# Optimizing Model Parameters

 - Now that we have a model and data it’s time to train, validate and test our model by optimizing its parameters on our data.
 - Training a model is an iterative process; in each iteration the model makes a guess about the output, calculates the error in its guess (loss), collects the derivatives of the error with respect to its parameters (as we saw in the previous section), and optimizes these parameters using gradient descent.

## Prerequisite Code
we load the code from the previous sections on Datasets & DataLoaders and Build Model

In [2]:
import torch
from torch import nn
from torch.utils.data import DataLoader
from torchvision import datasets
from torchvision.transforms import ToTensor

training_data = datasets.FashionMNIST(
    root="data",
    train=True,
    download=True,
    transform=ToTensor()
)

test_data = datasets.FashionMNIST(
    root="data",
    train=False,
    download=True,
    transform=ToTensor()
)

train_dataloader = DataLoader(training_data, batch_size=64)
test_dataloader = DataLoader(test_data, batch_size=64)

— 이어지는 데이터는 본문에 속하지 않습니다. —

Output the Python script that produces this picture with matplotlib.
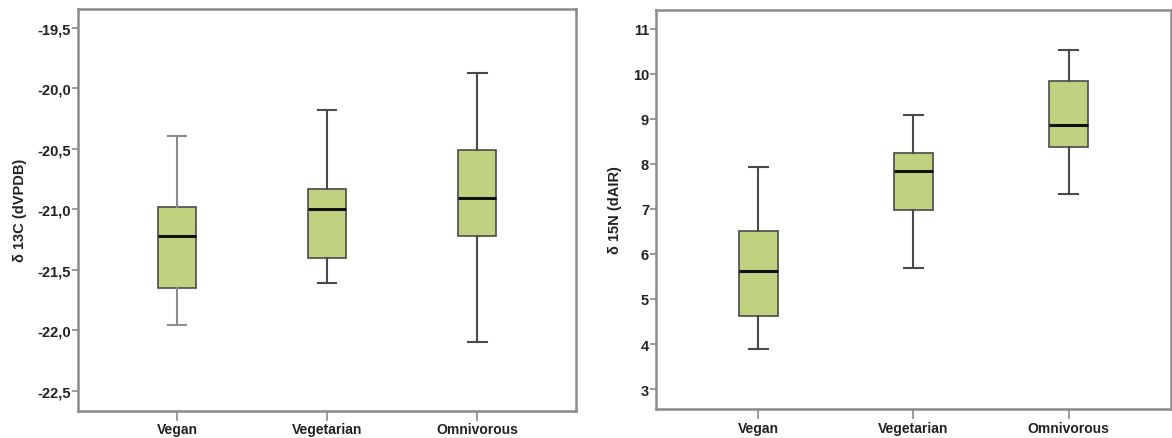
#!/usr/bin/env python
# boxplots of d13C and d15N by diet group
import matplotlib
matplotlib.use("Agg")
import matplotlib.pyplot as plt
from matplotlib.ticker import FuncFormatter, MultipleLocator

groups = ["Vegan", "Vegetarian", "Omnivorous"]

# d13C (whisker low, q1, median, q3, whisker high)
c13_low = [-21.96, -21.61, -22.10]
c13_q1 = [-21.65, -21.40, -21.22]
c13_med = [-21.22, -21.00, -20.91]
c13_q3 = [-20.98, -20.83, -20.51]
c13_high = [-20.39, -20.18, -19.87]

# d15N
n15_low = [3.89, 5.68, 7.33]
n15_q1 = [4.63, 6.98, 8.38]
n15_med = [5.63, 7.84, 8.87]
n15_q3 = [6.50, 8.24, 9.85]
n15_high = [7.94, 9.09, 10.53]

BOX_FILL = "#c0d27f"
EDGE = "#4a4a4a"
SPINE = "#8a8a8a"

plt.rcParams["font.family"] = ["Liberation Sans", "DejaVu Sans"]


def make_stats(low, q1, med, q3, high):
    stats = []
    for i, name in enumerate(groups):
        stats.append(dict(label=name, whislo=low[i], q1=q1[i], med=med[i],
                          q3=q3[i], whishi=high[i], fliers=[]))
    return stats


def draw(ax, stats, ylabel):
    parts = ax.bxp(stats, positions=[1, 2, 3], widths=0.25, patch_artist=True,
                   showfliers=False,
                   boxprops=dict(facecolor=BOX_FILL, edgecolor=EDGE, linewidth=1.2),
                   medianprops=dict(color="#111111", linewidth=2.2),
                   whiskerprops=dict(color=EDGE, linewidth=1.5),
                   capprops=dict(color=EDGE, linewidth=1.5))
    ax.set_xlim(0.34, 3.66)
    for s in ax.spines.values():
        s.set_color(SPINE)
        s.set_linewidth(1.8)
    ax.tick_params(axis="y", length=4, width=1.2, color=SPINE, labelsize=10.5,
                   labelcolor="#222222", pad=1)
    ax.tick_params(axis="x", length=7, width=1.2, color=SPINE, labelsize=10,
                   labelcolor="#222222", pad=1.5)
    for lbl in ax.get_xticklabels() + ax.get_yticklabels():
        lbl.set_fontweight("bold")
    ax.set_ylabel(ylabel, fontsize=10.5, fontweight="bold", color="#222222")
    return parts


fig = plt.figure(figsize=(11.72, 4.39), dpi=100)
ax1 = fig.add_axes([0.0666, 0.0622, 0.425, 0.915])
ax2 = fig.add_axes([0.5597, 0.066, 0.4394, 0.909])

p1 = draw(ax1, make_stats(c13_low, c13_q1, c13_med, c13_q3, c13_high), "δ 13C (dVPDB)")
# first group's whiskers look lighter in the original
for ln in p1["whiskers"][:2] + p1["caps"][:2]:
    ln.set_color("#8c8c8c")
ax1.set_ylim(-22.665, -19.343)
ax1.yaxis.set_major_locator(MultipleLocator(0.5))
ax1.yaxis.set_major_formatter(FuncFormatter(lambda v, p: f"{v:.1f}".replace(".", ",")))
ax1.yaxis.set_label_coords(-0.102, 0.5)

draw(ax2, make_stats(n15_low, n15_q1, n15_med, n15_q3, n15_high), "δ 15N (dAIR)")
ax2.set_ylim(2.556, 11.42)
ax2.yaxis.set_major_locator(MultipleLocator(1))
ax2.yaxis.set_label_coords(-0.066, 0.5)

fig.savefig("out.png", dpi=100)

class NeuralNetwork(nn.Module):
    def __init__(self):
        super().__init__()
        self.flatten = nn.Flatten()
        self.linear_relu_stack = nn.Sequential(
            nn.Linear(28*28, 512),
            nn.ReLU(),
            nn.Linear(512, 512),
            nn.ReLU(),
            nn.Linear(512, 10),
        )

    def forward(self, x):
        x = self.flatten(x)
        logits = self.linear_relu_stack(x)
        return logits

model = NeuralNetwork()

  from .autonotebook import tqdm as notebook_tqdm
  warn(


## Hyperparameters
Hyperparameters are adjustable parameters that let you control the model optimization process.Different hyperparameter values can impact model training and convergence rates
 - Number of Epochs : dataset를 반복하는 횟수
 - Batch size : parameter가 업데이트되기 전에 네트워크를 통해 전파되는 데이터 샘플 수
 - Learning Rate : 각 batch/epoch에서 model parameter를 업데이트 하는 정도
    - 값이 작을수록 학습 속도가 느려지고 값이 크면 훈련 중에 예측할 수 없는 동작이 발생할 수 있음

In [4]:
learning_rate = 1e-3
batch_size = 64
epochs = 5

## Optimization Loop
hyperparameter를 설정한 후 optimization loop를 통해 model을 trainning 하고 optimization 할 수 있음. 최적화 루프의 각 반복을 epoch라고 함
 - Train Loop : 훈련 데이터 세트를 반복하고 최적의 매개변수로 수렴하려고 시도
 - The Validation/Test Loop : test dataset를 반복하여 모델 성능이 향상되는지 확인

## Loss Function
 - Loss Function는 획득된 결과와 목표값의 차이 정도를 측정하는 것으로 훈련 시 최소화하고자 함
 - Loss를 계산하기 위해 주어진 input 데이터 샘플을 사용하여 예측하고 이를 실제 데이터 레이블 값과 비교

In [5]:
# Initialize the loss function
loss_fn = nn.CrossEntropyLoss()

## Optimizer
optimization은 각 training step 에서 모델 오류를 줄이기 위해 모델의 parameter를 조정하는 과정
 - Optimization algorithms은 위 process가 수행되는 방법을 정의

In [6]:
optimizer = torch.optim.SGD(model.parameters(), lr=learning_rate)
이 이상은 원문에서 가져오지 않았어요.